Emilia Bicchieri nació en Vercelli en 1238. Como perdió a su madre desde muy joven, Emilia se puso bajo la protección de la Madre de Dios. Consagrada totalmente a hacer casa a su padre, la joven desarrolló poco a poco una gran aversión por las cosas del mundo. El padre de Emilia, que era un hombre bueno, proyectaba para su hija un matrimonio respetable, que consideraba lo más conveniente y benéfico para Emilia, para su futuro esposo y para sí mismo. Pero a la edad de dieciséis años, la joven echó por tierra sus proyectos, al anunciarle que deseaba ser religiosa. Al principio, Pedro Bicchieri se negó rotundamente a dejarla partir, pero, como era un hombre cristiano y razonable, acabó por ceder a sus ruegos. Pero no se contentó con eso, sino que fundó en Vercelli un convento, del que su hija Emilia fue abadesa a los veinte años.
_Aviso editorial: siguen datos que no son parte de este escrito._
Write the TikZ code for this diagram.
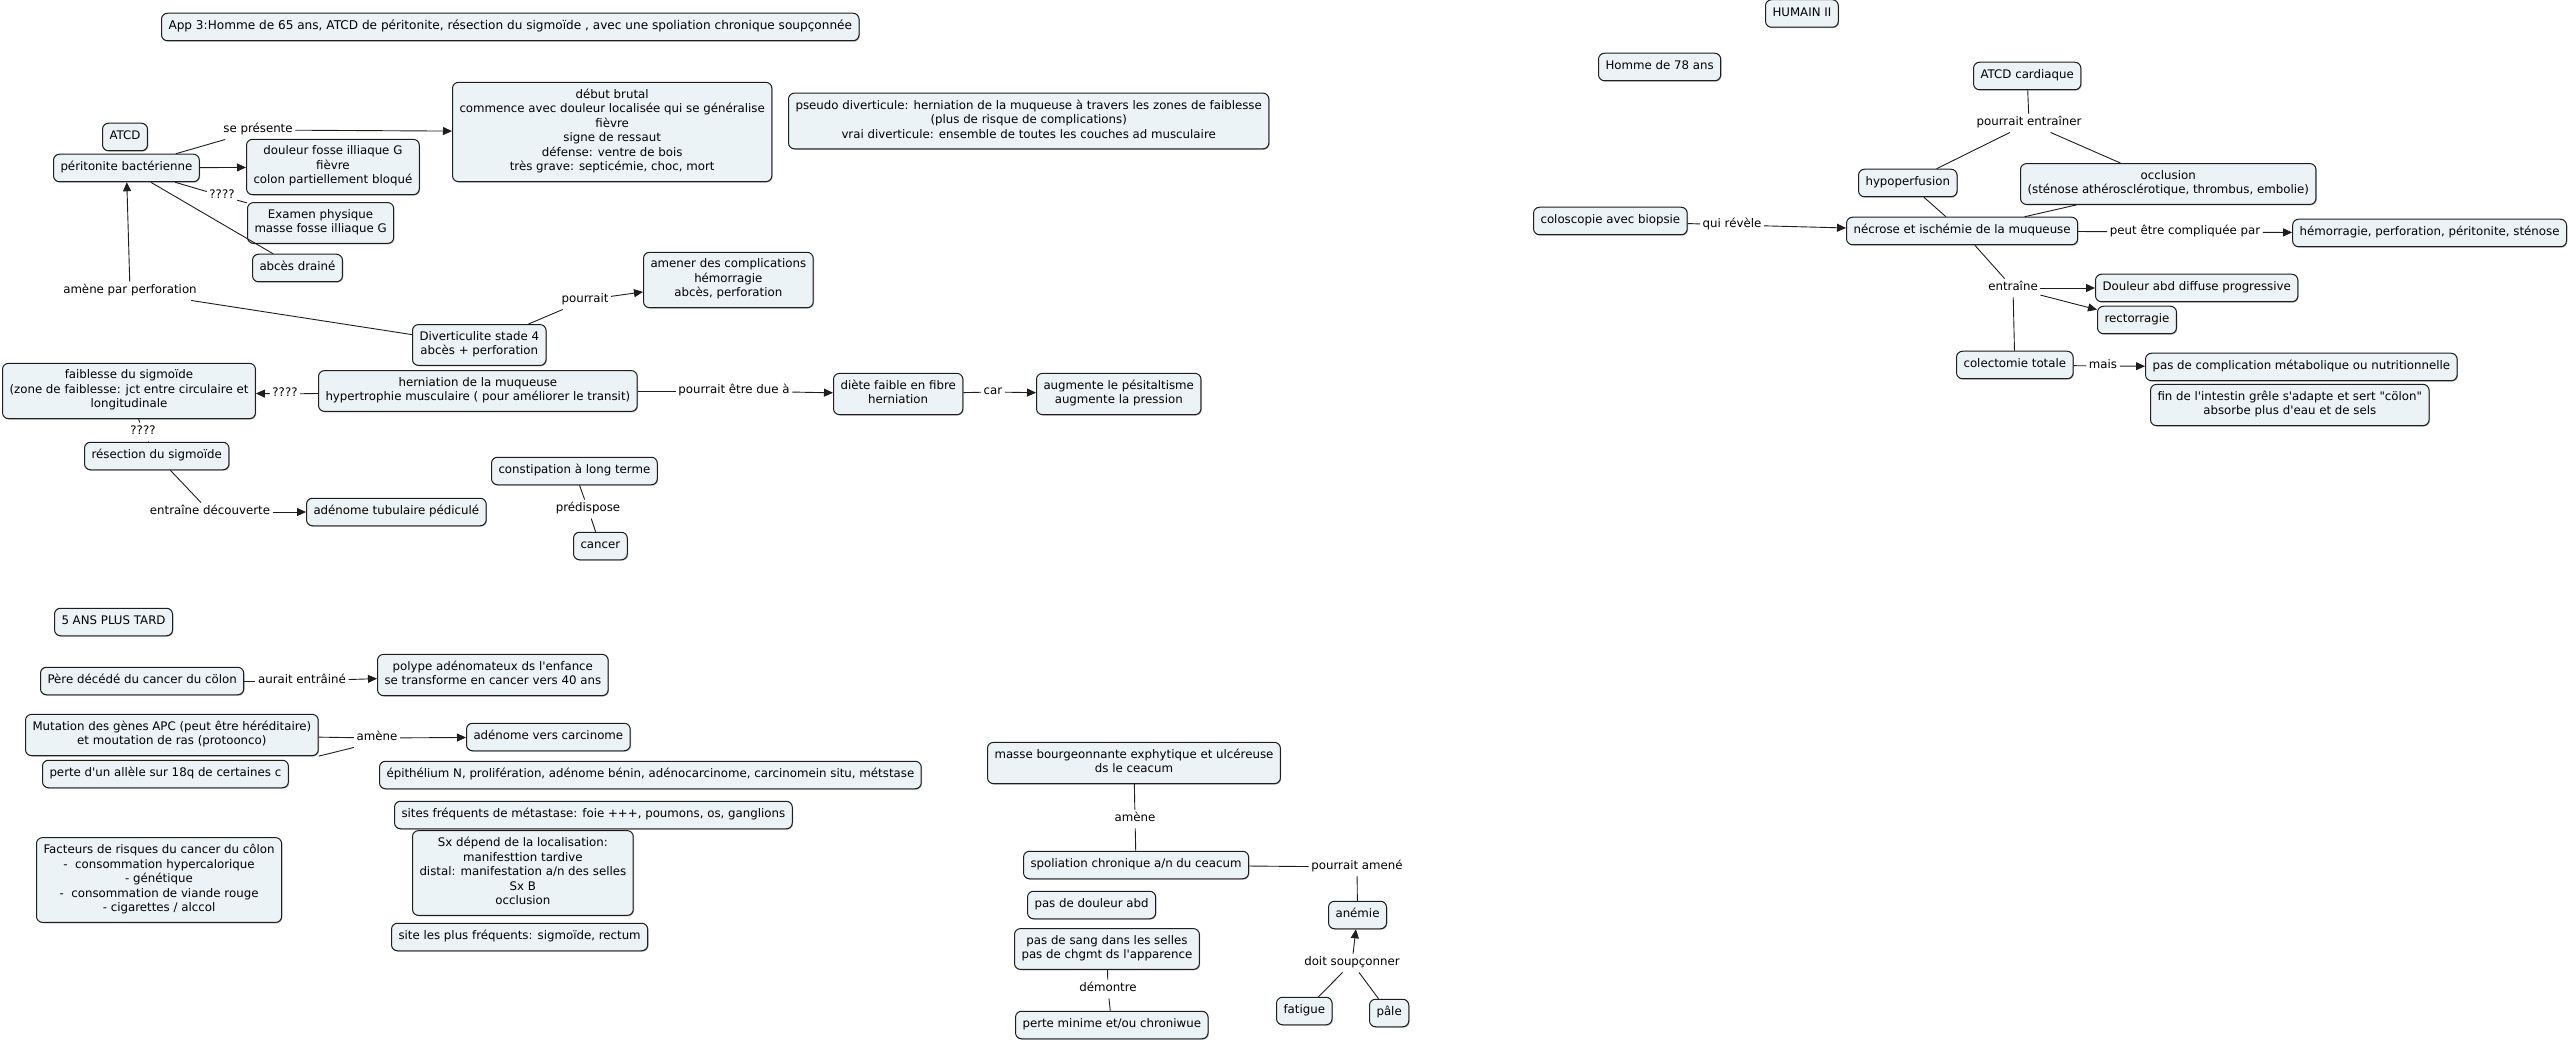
\documentclass[tikz,border=0pt]{standalone}
\usepackage{fontspec}
\setmainfont{DejaVu Sans}[Ligatures=TeXOff]
\usetikzlibrary{arrows.meta,shadows}
\definecolor{boxfill}{RGB}{236,243,246}
\definecolor{edge}{RGB}{30,30,30}
\begin{document}
\begin{tikzpicture}[x=1pt,y=-1pt,
  font=\fontsize{11.8}{14.5}\selectfont,
  box/.style={draw=edge, line width=1pt, rounded corners=6pt, fill=boxfill,
    inner xsep=7pt, inner ysep=6.5pt, align=center,
    drop shadow={shadow xshift=0.8pt,shadow yshift=-0.9pt,opacity=0.35,fill=black},
    execute at begin node=\strut, execute at end node=\strut},
  lbl/.style={inner xsep=2.5pt, inner ysep=2pt, execute at begin node=\strut},
  con/.style={line width=0.9pt, draw=edge},
  arr/.style={-{Triangle[length=9pt,width=8pt]}}
]
\fill[white] (0,0) rectangle (2570,1040);
\useasboundingbox (0,0) rectangle (2570,1040);

% ---------- top-left ----------
\node[box, anchor=west, font=\fontsize{12.1}{14.5}\selectfont] (title) at (161,27) {App 3:Homme de 65 ans, ATCD de péritonite, résection du sigmoïde , avec une spoliation chronique soupçonnée};
\node[box, anchor=west] (atcd) at (102,137) {ATCD};
\node[box, anchor=west] (perit) at (53,168) {péritonite bactérienne};
\node[box, anchor=west] (doul) at (246,167) {douleur fosse illiaque G\\fièvre\\colon partiellement bloqué};
\node[box, anchor=west] (exam) at (247,223) {Examen physique\\masse fosse illiaque G};
\node[box, anchor=west] (abces) at (252,268) {abcès drainé};
\node[box, anchor=west] (debut) at (452,132) {début brutal\\commence avec douleur localisée qui se généralise\\fièvre\\signe de ressaut\\défense: ventre de bois\\très grave: septicémie, choc, mort};
\node[box, anchor=west] (pseudo) at (788,121) {pseudo diverticule: herniation de la muqueuse à travers les zones de faiblesse\\(plus de risque de complications)\\vrai diverticule: ensemble de toutes les couches ad musculaire};
\node[box, anchor=west] (amener) at (643,280) {amener des complications\\hémorragie\\abcès, perforation};
\node[box, anchor=west] (divert) at (412,345) {Diverticulite stade 4\\abcès + perforation};
\node[box, anchor=west] (hern) at (318,391) {herniation de la muqueuse\\hypertrophie musculaire ( pour améliorer le transit)};
\node[box, anchor=west] (faib) at (2,391) {faiblesse du sigmoïde\\(zone de faiblesse: jct entre circulaire et\\longitudinale};
\node[box, anchor=west] (diete) at (833,394) {diète faible en fibre\\herniation};
\node[box, anchor=west] (augm) at (1036,394) {augmente le pésitaltisme\\augmente la pression};
\node[box, anchor=west] (resec) at (84,456) {résection du sigmoïde};
\node[box, anchor=west] (adtub) at (306,512) {adénome tubulaire pédiculé};
\node[box, anchor=west] (const) at (491,471) {constipation à long terme};
\node[box, anchor=west] (cancer) at (573,546) {cancer};

\node[lbl] (lsep) at (258,130) {se présente};
\node[lbl] (lq1) at (222,196) {????};
\node[lbl] (lamp) at (130,291) {amène par perforation};
\node[lbl] (lpour) at (585,300) {pourrait};
\node[lbl] (lq2) at (285,394) {????};
\node[lbl] (lq3) at (143,432) {????};
\node[lbl] (lpedu) at (734,391) {pourrait être due à};
\node[lbl] (lcar) at (993,392) {car};
\node[lbl] (lentd) at (210,512) {entraîne découverte};
\node[lbl] (lpred) at (588,509) {prédispose};

\draw[con] (perit) -- (lsep);
\draw[con,arr] (lsep) -- (debut);
\draw[con,arr] (perit) -- (doul);
\draw[con] (perit) -- (lq1);
\draw[con] (lq1) -- (exam);
\draw[con] (perit) -- (abces);
\draw[con] (divert) -- (lamp);
\draw[con,arr] (lamp) -- (perit);
\draw[con] (divert) -- (lpour);
\draw[con,arr] (lpour) -- (amener);
\draw[con] (hern) -- (lq2);
\draw[con,arr] (lq2) -- (faib);
\draw[con] (faib) -- (lq3);
\draw[con] (lq3) -- (resec);
\draw[con] (resec) -- (lentd);
\draw[con,arr] (lentd) -- (adtub);
\draw[con] (hern) -- (lpedu);
\draw[con,arr] (lpedu) -- (diete);
\draw[con] (diete) -- (lcar);
\draw[con,arr] (lcar) -- (augm);
\draw[con] (const) -- (lpred);
\draw[con] (lpred) -- (cancer);

% ---------- middle-left ----------
\node[box, anchor=west] (ans5) at (54,622) {5 ANS PLUS TARD};
\node[box, anchor=west] (pere) at (40,681) {Père décédé du cancer du cölon};
\node[lbl] (laur) at (302,681) {aurait entrâiné};
\node[box, anchor=west] (polype) at (377,675) {polype adénomateux ds l'enfance\\se transforme en cancer vers 40 ans};
\node[box, anchor=west] (mut) at (25,735) {Mutation des gènes APC (peut être héréditaire)\\et moutation de ras (protoonco)};
\node[lbl] (lamene) at (377,738) {amène};
\node[box, anchor=west] (advc) at (466,737) {adénome vers carcinome};
\node[box, anchor=west] (perte) at (42,774) {perte d'un allèle sur 18q de certaines c};
\node[box, anchor=west] (epit) at (379,775) {épithélium N, prolifération, adénome bénin, adénocarcinome, carcinomein situ, métstase};
\node[box, anchor=west] (sites) at (394,815) {sites fréquents de métastase: foie +++, poumons, os, ganglions};
\node[box, anchor=west] (fact) at (36,880) {Facteurs de risques du cancer du côlon\\-\ \ consommation hypercalorique\\- génétique\\-\ \ consommation de viande rouge\\- cigarettes / alccol};
\node[box, anchor=west] (sxdep) at (412,873) {Sx dépend de la localisation:\\manifesttion tardive\\distal: manifestation a/n des selles\\Sx B\\occlusion};
\node[box, anchor=west] (siteplus) at (391,937) {site les plus fréquents: sigmoïde, rectum};

\draw[con] (pere) -- (laur);
\draw[con,arr] (laur) -- (polype);
\draw[con] (mut) -- (lamene);
\draw[con] (mut.south east) -- (lamene.south west);
\draw[con,arr] (lamene) -- (advc);

% ---------- bottom-middle ----------
\node[box, anchor=west] (masse) at (987,763) {masse bourgeonnante exphytique et ulcéreuse\\ds le ceacum};
\node[lbl] (lamene2) at (1135,819) {amène};
\node[box, anchor=west] (spol) at (1023,865) {spoliation chronique a/n du ceacum};
\node[lbl] (lpam) at (1357,867) {pourrait amené};
\node[box, anchor=west] (anemie) at (1328,915) {anémie};
\node[box, anchor=west] (pasdoul) at (1027,905) {pas de douleur abd};
\node[box, anchor=west] (passang) at (1014,949) {pas de sang dans les selles\\pas de chgmt ds l'apparence};
\node[lbl] (ldem) at (1108,989) {démontre};
\node[box, anchor=west] (pertemin) at (1015,1025) {perte minime et/ou chroniwue};
\node[lbl] (ldoit) at (1352,963) {doit soupçonner};
\node[box, anchor=west] (fatigue) at (1276,1011) {fatigue};
\node[box, anchor=west] (pale) at (1369,1013) {pâle};

\draw[con] (masse) -- (lamene2);
\draw[con] (lamene2) -- (spol);
\draw[con] (spol) -- (lpam);
\draw[con] (lpam) -- (anemie);
\draw[con] (passang) -- (ldem);
\draw[con] (ldem) -- (pertemin);
\draw[con] (fatigue) -- (ldoit);
\draw[con] (pale) -- (ldoit);
\draw[con,arr] (ldoit) -- (anemie);

% ---------- right ----------
\node[box, anchor=west] (humain) at (1765,13.5) {HUMAIN II};
\node[box, anchor=west] (homme78) at (1598,67) {Homme de 78 ans};
\node[box, anchor=west] (atcdc) at (1973,76) {ATCD cardiaque};
\node[lbl] (lpe) at (2029,123) {pourrait entraîner};
\node[box, anchor=west] (hypo) at (1858,183) {hypoperfusion};
\node[box, anchor=west] (occl) at (2020,184) {occlusion\\(sténose athérosclérotique, thrombus, embolie)};
\node[box, anchor=west] (colo) at (1533,221) {coloscopie avec biopsie};
\node[lbl] (lqr) at (1732,225) {qui révèle};
\node[box, anchor=west] (necr) at (1846,231) {nécrose et ischémie de la muqueuse};
\node[lbl] (lpec) at (2185,232) {peut être compliquée par};
\node[box, anchor=east] (hemo) at (2567,233) {hémorragie, perforation, péritonite, sténose};
\node[lbl] (lentr) at (2013,288) {entraîne};
\node[box, anchor=west] (doulabd) at (2095,288) {Douleur abd diffuse progressive};
\node[box, anchor=west] (recto) at (2097,320) {rectorragie};
\node[box, anchor=west] (colec) at (1956,365) {colectomie totale};
\node[lbl] (lmais) at (2103,366) {mais};
\node[box, anchor=west] (pascomp) at (2145,367) {pas de complication métabolique ou nutritionnelle};
\node[box, anchor=west] (fin) at (2150,405) {fin de l'intestin grêle s'adapte et sert "cölon"\\absorbe plus d'eau et de sels};

\draw[con] (atcdc) -- (lpe);
\draw[con] (lpe) -- (hypo);
\draw[con] (lpe) -- (occl);
\draw[con] (hypo) -- (necr);
\draw[con] (occl) -- (necr);
\draw[con] (colo) -- (lqr);
\draw[con,arr] (lqr) -- (necr);
\draw[con] (necr) -- (lpec);
\draw[con,arr] (lpec) -- (hemo);
\draw[con] (necr) -- (lentr);
\draw[con,arr] (lentr) -- (doulabd);
\draw[con,arr] (lentr) -- (recto);
\draw[con] (lentr) -- (colec);
\draw[con] (colec) -- (lmais);
\draw[con,arr] (lmais) -- (pascomp);
\end{tikzpicture}
\end{document}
Las religiosas estaban bajo la dirección de los dominicos, por ello, según una de las teorías sobre los orígenes de las terceras órdenes, fue ése el primer convento de Terciarias Regulares de Santo Domingo. A pesar de que aceptó el cargo de abadesa contra su voluntad, la beata Emilia gobernó con tacto y prudencia; jamás aconsejaba a sus religiosas algo que no practicase ella misma y evitaba en cuanto era posible las conversaciones en el recibidor con las damas principales de Vercelli. Insistía sobre todo en que sus religiosas no perdiesen nunca de vista el fin de sus acciones y las realizasen con pureza de intención; si no, según solía decir, la religiosa será como quien va al mercado sin saber qué quiere y cuál es el precio de la mercancía. La gloria de Dios debía ser el fin último de todos sus actos y la base de la obediencia religiosa.
Aunque era una «época de fervor», en aquellos tiempos no se acostumbraba comulgar diariamente. La beata Emilia se distinguió por la fidelidad con que aprovechaba el privilegio de comulgar tres veces por semana, además de los días de fiesta. También se distinguió por el espíritu de agradecimiento a Dios y a los hombres y por el amor a la oración litúrgica. Entre otros milagros, se le atribuye el de haber extinguido con la señal de la cruz un incendio en el convento; pero hay que confesar que ese milagro es un lugar común de la hagiología, y muchos hagiógrafos lo consideraban simplemente como una manera de expresar la santidad de sus biografiados. Se cuenta que la beata Emilia tuvo muchas visiones de Dios, y de la Santísima Virgen, y que participó místicamente de los dolores de la Pasión del Señor, sobre todo de la coronación de espinas. La beata murió el 3 de mayo de 1314, precisamente el día en que cumplía setenta y seis años. Su culto fue aprobado en 1769.
Ver Acta Sanctorum, mayo, vol. VII, apéndice; Ganay, Les bienheureuses dominicaines, pp. 121 ss.; Mortier, Maitres généraux O. P., vol. II, p. 9; y P.B. Berro: La Beata Emilia (1914). Se encontrará una bibliografía más completa en el Catalogas Hagiographicus de Taurisano, p. 17.